Reproduce the lines below exactly, from the one containing "Convert this chart to Plotly code." through the one containing "1) 2019년 7월", both included. Leave out any pictures.
◇ ◇ ◇ ◇
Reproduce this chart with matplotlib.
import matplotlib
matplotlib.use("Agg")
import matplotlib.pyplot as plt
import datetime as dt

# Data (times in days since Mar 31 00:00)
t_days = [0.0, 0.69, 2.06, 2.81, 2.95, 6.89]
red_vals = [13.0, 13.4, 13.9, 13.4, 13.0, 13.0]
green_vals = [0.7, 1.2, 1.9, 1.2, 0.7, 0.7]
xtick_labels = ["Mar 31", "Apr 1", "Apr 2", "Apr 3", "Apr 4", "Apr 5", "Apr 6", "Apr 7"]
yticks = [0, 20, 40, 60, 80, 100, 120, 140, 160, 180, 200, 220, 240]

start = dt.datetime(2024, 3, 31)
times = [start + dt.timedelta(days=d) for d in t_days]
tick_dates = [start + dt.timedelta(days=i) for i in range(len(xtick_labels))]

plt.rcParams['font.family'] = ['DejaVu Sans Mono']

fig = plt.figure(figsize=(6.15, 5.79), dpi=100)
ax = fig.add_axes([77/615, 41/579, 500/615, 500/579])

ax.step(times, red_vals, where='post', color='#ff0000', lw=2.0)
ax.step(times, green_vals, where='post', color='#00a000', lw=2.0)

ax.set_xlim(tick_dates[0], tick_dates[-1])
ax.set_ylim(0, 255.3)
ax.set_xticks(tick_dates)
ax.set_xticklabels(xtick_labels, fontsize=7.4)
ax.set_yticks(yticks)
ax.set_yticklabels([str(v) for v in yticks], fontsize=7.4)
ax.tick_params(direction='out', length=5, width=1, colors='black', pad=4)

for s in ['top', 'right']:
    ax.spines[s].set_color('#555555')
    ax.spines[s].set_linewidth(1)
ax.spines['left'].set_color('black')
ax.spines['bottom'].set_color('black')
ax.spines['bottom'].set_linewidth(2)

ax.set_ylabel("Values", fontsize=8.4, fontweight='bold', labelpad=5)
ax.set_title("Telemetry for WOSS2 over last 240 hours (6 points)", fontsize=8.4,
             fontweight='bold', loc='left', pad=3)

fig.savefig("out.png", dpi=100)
◇ ◇ ◇ ◇
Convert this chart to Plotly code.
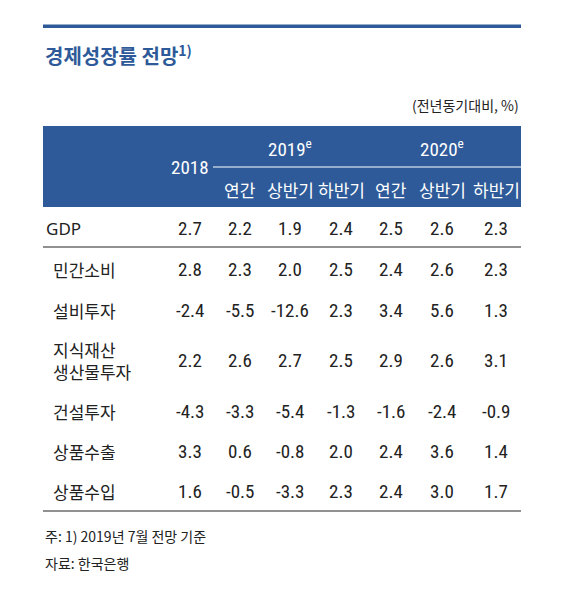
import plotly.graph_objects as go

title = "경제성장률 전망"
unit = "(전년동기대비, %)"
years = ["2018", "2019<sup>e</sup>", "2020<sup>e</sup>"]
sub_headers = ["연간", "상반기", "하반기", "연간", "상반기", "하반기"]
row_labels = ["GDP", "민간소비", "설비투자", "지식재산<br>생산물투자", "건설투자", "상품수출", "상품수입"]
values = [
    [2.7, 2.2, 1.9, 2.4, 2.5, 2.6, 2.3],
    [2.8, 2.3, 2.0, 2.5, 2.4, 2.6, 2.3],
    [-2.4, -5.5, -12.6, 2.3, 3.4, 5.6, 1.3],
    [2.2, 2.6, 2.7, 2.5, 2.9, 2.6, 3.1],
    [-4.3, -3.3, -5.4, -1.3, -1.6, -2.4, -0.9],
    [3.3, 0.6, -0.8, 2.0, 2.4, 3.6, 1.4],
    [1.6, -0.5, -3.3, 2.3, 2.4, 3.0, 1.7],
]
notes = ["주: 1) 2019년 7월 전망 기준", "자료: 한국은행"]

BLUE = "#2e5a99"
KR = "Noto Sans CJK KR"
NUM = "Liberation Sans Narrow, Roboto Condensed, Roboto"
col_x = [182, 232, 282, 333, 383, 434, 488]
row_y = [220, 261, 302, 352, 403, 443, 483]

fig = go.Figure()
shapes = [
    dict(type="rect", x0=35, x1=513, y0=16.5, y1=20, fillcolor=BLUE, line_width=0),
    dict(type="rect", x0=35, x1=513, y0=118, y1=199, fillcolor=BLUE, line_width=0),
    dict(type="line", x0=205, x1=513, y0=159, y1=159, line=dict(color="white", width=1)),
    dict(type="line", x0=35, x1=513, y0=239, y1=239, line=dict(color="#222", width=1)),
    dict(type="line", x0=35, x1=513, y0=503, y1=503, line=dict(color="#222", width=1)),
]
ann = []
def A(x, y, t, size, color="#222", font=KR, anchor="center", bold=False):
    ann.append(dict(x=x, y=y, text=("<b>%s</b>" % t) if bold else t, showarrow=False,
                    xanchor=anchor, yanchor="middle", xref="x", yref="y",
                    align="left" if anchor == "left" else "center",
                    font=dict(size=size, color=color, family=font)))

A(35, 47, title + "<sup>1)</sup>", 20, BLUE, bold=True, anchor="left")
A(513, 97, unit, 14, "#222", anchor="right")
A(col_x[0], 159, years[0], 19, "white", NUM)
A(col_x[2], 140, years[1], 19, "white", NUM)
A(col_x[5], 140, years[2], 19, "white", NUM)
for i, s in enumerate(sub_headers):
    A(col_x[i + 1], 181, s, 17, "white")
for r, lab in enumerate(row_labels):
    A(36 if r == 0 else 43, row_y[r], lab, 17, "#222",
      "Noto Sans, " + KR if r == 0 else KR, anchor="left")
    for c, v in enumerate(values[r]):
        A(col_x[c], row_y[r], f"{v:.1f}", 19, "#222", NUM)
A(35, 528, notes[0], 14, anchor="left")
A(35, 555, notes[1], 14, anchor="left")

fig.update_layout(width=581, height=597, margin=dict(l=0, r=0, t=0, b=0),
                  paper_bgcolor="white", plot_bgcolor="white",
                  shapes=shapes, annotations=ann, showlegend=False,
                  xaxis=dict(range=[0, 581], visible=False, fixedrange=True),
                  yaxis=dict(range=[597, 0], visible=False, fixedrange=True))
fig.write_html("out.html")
◇ ◇ ◇ ◇
■ CORRECT RESPONSE:
Convert this chart to Plotly code.
import plotly.graph_objects as go

title = "경제성장률 전망"
unit = "(전년동기대비, %)"
years = ["2018", "2019<sup>e</sup>", "2020<sup>e</sup>"]
sub_headers = ["연간", "상반기", "하반기", "연간", "상반기", "하반기"]
row_labels = ["GDP", "민간소비", "설비투자", "지식재산<br>생산물투자", "건설투자", "상품수출", "상품수입"]
values = [
    [2.7, 2.2, 1.9, 2.4, 2.5, 2.6, 2.3],
    [2.8, 2.3, 2.0, 2.5, 2.4, 2.6, 2.3],
    [-2.4, -5.5, -12.6, 2.3, 3.4, 5.6, 1.3],
    [2.2, 2.6, 2.7, 2.5, 2.9, 2.6, 3.1],
    [-4.3, -3.3, -5.4, -1.3, -1.6, -2.4, -0.9],
    [3.3, 0.6, -0.8, 2.0, 2.4, 3.6, 1.4],
    [1.6, -0.5, -3.3, 2.3, 2.4, 3.0, 1.7],
]
notes = ["주: 1) 2019년 7월 전망 기준", "자료: 한국은행"]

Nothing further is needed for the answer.